1. create table bar (id int not null primary key, person_id_begin int, person_id_end int);
2. insert into bar values (1,1,2),(2,3,5),(3,7,10);
3a. explain select * from bar where id = 1;
3b. explain select * from bar where id IN(1);
(different type and const in explain, although same number of rows)

Another example using a join shows further differences:

4. create table foo (person_id int not null, task_id int not null, key(person_id));
5. insert into foo values (1,1),(1,2),(1,5),(1,9),(2,1),(2,3),(2,8),(3,2),(3,3),(5,3),(5,8),(5,10),(6,2),(6,9),(7,12),(8,1),(8,2),(9,5),(10,9),(11,1),(12,3),(15,8),(15,2),(16,3),(17,3),(20,8),(30,10),(31,2),(32,9),(37,12);
6a. explain select * from foo, bar where bar.id = 1 and foo.person_id between bar.person_id_begin AND bar.person_id_end;
6b. explain select * from foo, bar where bar.id IN(1) and foo.person_id between bar.person_id_begin AND bar.person_id_end;

6a:
+-------+-------+---------------+-----------+---------+-------+------+-------------+
| table | type  | possible_keys | key       | key_len | ref   | rows | Extra       |
+-------+-------+---------------+-----------+---------+-------+------+-------------+
| bar   | const | PRIMARY       | PRIMARY   |       4 | const |    1 |             |
| foo   | range | person_id     | person_id |       4 | NULL  |    7 | Using where |
+-------+-------+---------------+-----------+---------+-------+------+-------------+
2 rows in set (0.00 sec)

6b:
+-------+-------+---------------+---------+---------+------+------+----------------------------------------------+
| table | type  | possible_keys | key     | key_len | ref  | rows | Extra                                        |
+-------+-------+---------------+---------+---------+------+------+----------------------------------------------+
| bar   | range | PRIMARY       | PRIMARY |       4 | NULL |    1 | Using where                                  |
| foo   | ALL   | person_id     | NULL    |    NULL | NULL |   30 | Range checked for each record (index map: 1) |
+-------+-------+---------------+---------+---------+------+------+----------------------------------------------+
2 rows in set (0.02 sec)

Notice that more rows seem to be checked. Same result in both cases in 5.0.0-alpha.

Suggested fix:
"... IN(n)" should be regarded the same way as "... = n"

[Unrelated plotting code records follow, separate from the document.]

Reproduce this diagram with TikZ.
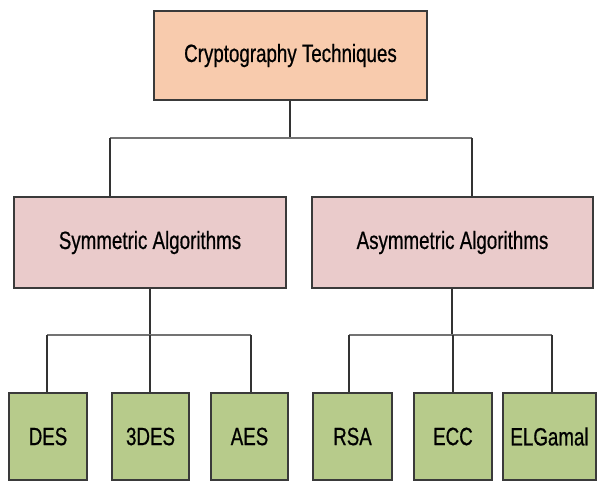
\documentclass[tikz,border=0pt]{standalone}
\usepackage{fontspec}
\setmainfont[FakeStretch=0.75,FakeBold=0.6]{Liberation Sans}
\usetikzlibrary{shadows}
\definecolor{topfill}{HTML}{F8CBAD}
\definecolor{midfill}{HTML}{EACBCB}
\definecolor{leaffill}{HTML}{B7CB8B}
\definecolor{edgecol}{HTML}{3A3A3A}
\begin{document}
\begin{tikzpicture}[x=1pt,y=-1pt,
  box/.style={draw=edgecol,line width=1.3pt,minimum width=#1,inner sep=0pt,
    drop shadow={shadow xshift=1pt,shadow yshift=-1pt,opacity=0.35},
    font=\fontsize{25}{29}\selectfont},
  topbox/.style={box=273pt,fill=topfill,minimum height=89pt},
  midbox/.style={box=#1,fill=midfill,minimum height=91pt},
  leafbox/.style={box=#1,fill=leaffill,minimum height=87pt},
  link/.style={draw=black!80,line width=1.2pt},
  bus/.style={draw=black!55,line width=2pt}]
\useasboundingbox (0,0) rectangle (597,483);
\node[topbox] (top) at (290.5,55.5) {Cryptography Techniques};
\node[midbox=272pt] (sym) at (150,242.5) {Symmetric Algorithms};
\node[midbox=281pt] (asym) at (452.5,242.5) {Asymmetric Algorithms};
\node[leafbox=78pt] (des) at (48,436.5) {DES};
\node[leafbox=77pt] (tdes) at (150.5,436.5) {3DES};
\node[leafbox=77pt] (aes) at (249.5,436.5) {AES};
\node[leafbox=79pt] (rsa) at (352.5,436.5) {RSA};
\node[leafbox=78pt] (ecc) at (453,436.5) {ECC};
\node[leafbox=93pt] (elg) at (549.5,436.5) {ELGamal};
% top level bus
\coordinate (t0) at (290,138);
\coordinate (tL) at (110,138);
\coordinate (tR) at (472,138);
\draw[link] (top.south -| t0) -- (t0);
\draw[bus] (tL) -- (tR);
\draw[link] (tL) -- (tL |- sym.north);
\draw[link] (tR) -- (tR |- asym.north);
% symmetric bus
\coordinate (s0) at (150,335);
\coordinate (sL) at (47,335);
\coordinate (sM) at (150,335);
\coordinate (sR) at (251,335);
\draw[link] (sym.south -| s0) -- (s0);
\draw[bus] (sL) -- (sR);
\draw[link] (sL) -- (sL |- des.north);
\draw[link] (sM) -- (sM |- tdes.north);
\draw[link] (sR) -- (sR |- aes.north);
% asymmetric bus
\coordinate (a0) at (452,335);
\coordinate (aL) at (349,335);
\coordinate (aM) at (453,335);
\coordinate (aR) at (552,335);
\draw[link] (asym.south -| a0) -- (a0);
\draw[bus] (aL) -- (aR);
\draw[link] (aL) -- (aL |- rsa.north);
\draw[link] (aM) -- (aM |- ecc.north);
\draw[link] (aR) -- (aR |- elg.north);
\end{tikzpicture}
\end{document}
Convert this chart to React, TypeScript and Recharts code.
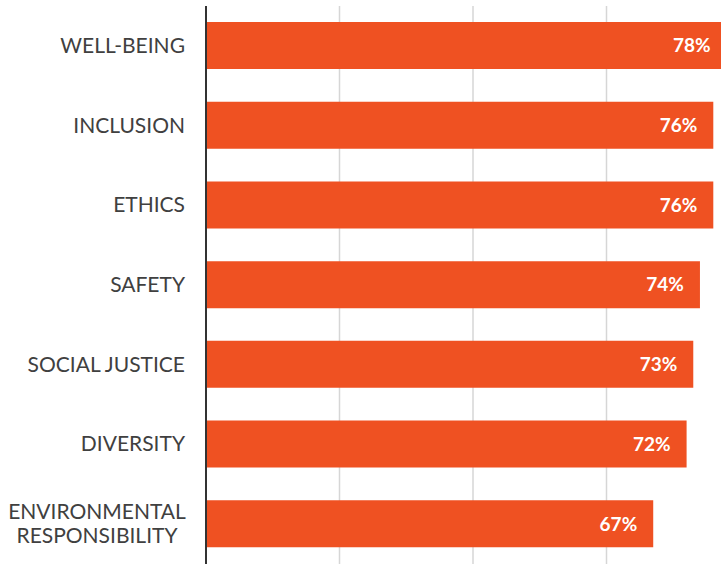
import React from 'react';
import { Bar, BarChart, CartesianGrid, LabelList, XAxis, YAxis } from 'recharts';

const categories = [
  'WELL-BEING',
  'INCLUSION',
  'ETHICS',
  'SAFETY',
  'SOCIAL JUSTICE',
  'DIVERSITY',
  'ENVIRONMENTAL\nRESPONSIBILITY',
];
const values = [78, 76, 76, 74, 73, 72, 67];
const xTicks = [0, 20, 40, 60, 80];

const data = categories.map((name, i) => ({ name, value: values[i] }));

const CategoryTick = (props: any) => {
  const { x, y, payload } = props;
  const lines: string[] = String(payload.value).split('\n');
  const multi = lines.length > 1;
  const tx = multi ? x - 88 : x;
  return (
    <text
      x={tx}
      y={y}
      textAnchor={multi ? 'middle' : 'end'}
      fill="#404040"
      fontFamily="Lato"
      fontSize={21}
    >
      {lines.map((line, i) => (
        <tspan key={i} x={tx} dy={i === 0 ? (multi ? -5 : 7) : 24}>
          {line}
        </tspan>
      ))}
    </text>
  );
};

const App: React.FC = () => {
  return (
    <div style={{ position: 'absolute', left: 0, top: 0, width: 721, height: 565, overflow: 'hidden', background: '#fff' }}>
      <BarChart
        width={740}
        height={565}
        data={data}
        layout="vertical"
        margin={{ top: 6, right: 0, bottom: 1, left: 0 }}
        barSize={47}
      >
        <CartesianGrid horizontal={false} stroke="#d6d6d6" strokeWidth={1.5} />
        <XAxis type="number" domain={[0, 80]} ticks={xTicks} hide />
        <YAxis
          type="category"
          dataKey="name"
          width={206}
          tickLine={false}
          axisLine={{ stroke: '#333', strokeWidth: 2 }}
          tick={<CategoryTick />}
          tickMargin={15}
          interval={0}
        />
        <Bar dataKey="value" fill="#ef5122" isAnimationActive={false}>
          <LabelList
            dataKey="value"
            position="insideRight"
            offset={16}
            formatter={(v: any) => `${v}%`}
            fill="#fff"
            fontFamily="Lato"
            fontWeight="bold"
            fontSize={19}
          />
        </Bar>
      </BarChart>
    </div>
  );
};

export default App;
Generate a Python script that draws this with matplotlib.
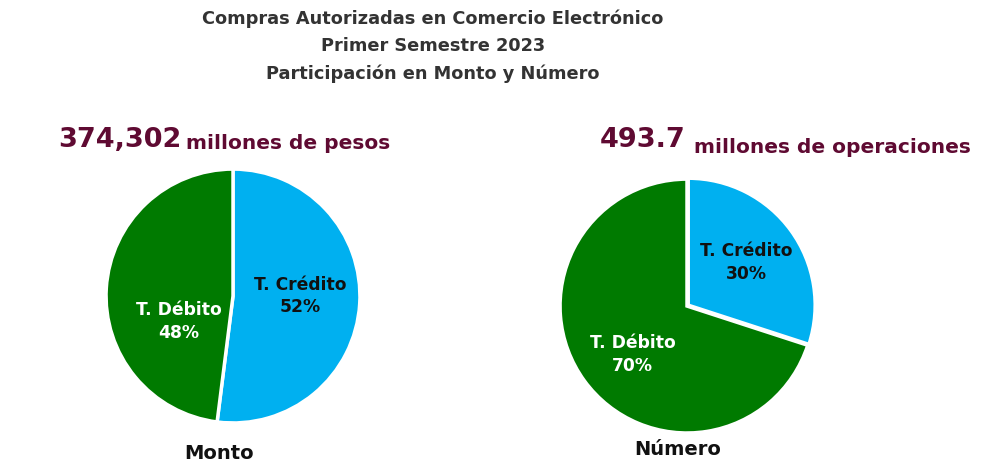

Thank you for your bug report. This issue has been committed to our
source repository of that product and will be incorporated into the
next release.

If necessary, you can access the source repository and build the latest
available version, including the bugfix, yourself. More information 
about accessing the source trees is available at
    http://www.mysql.com/doc/en/Installing_source_tree.html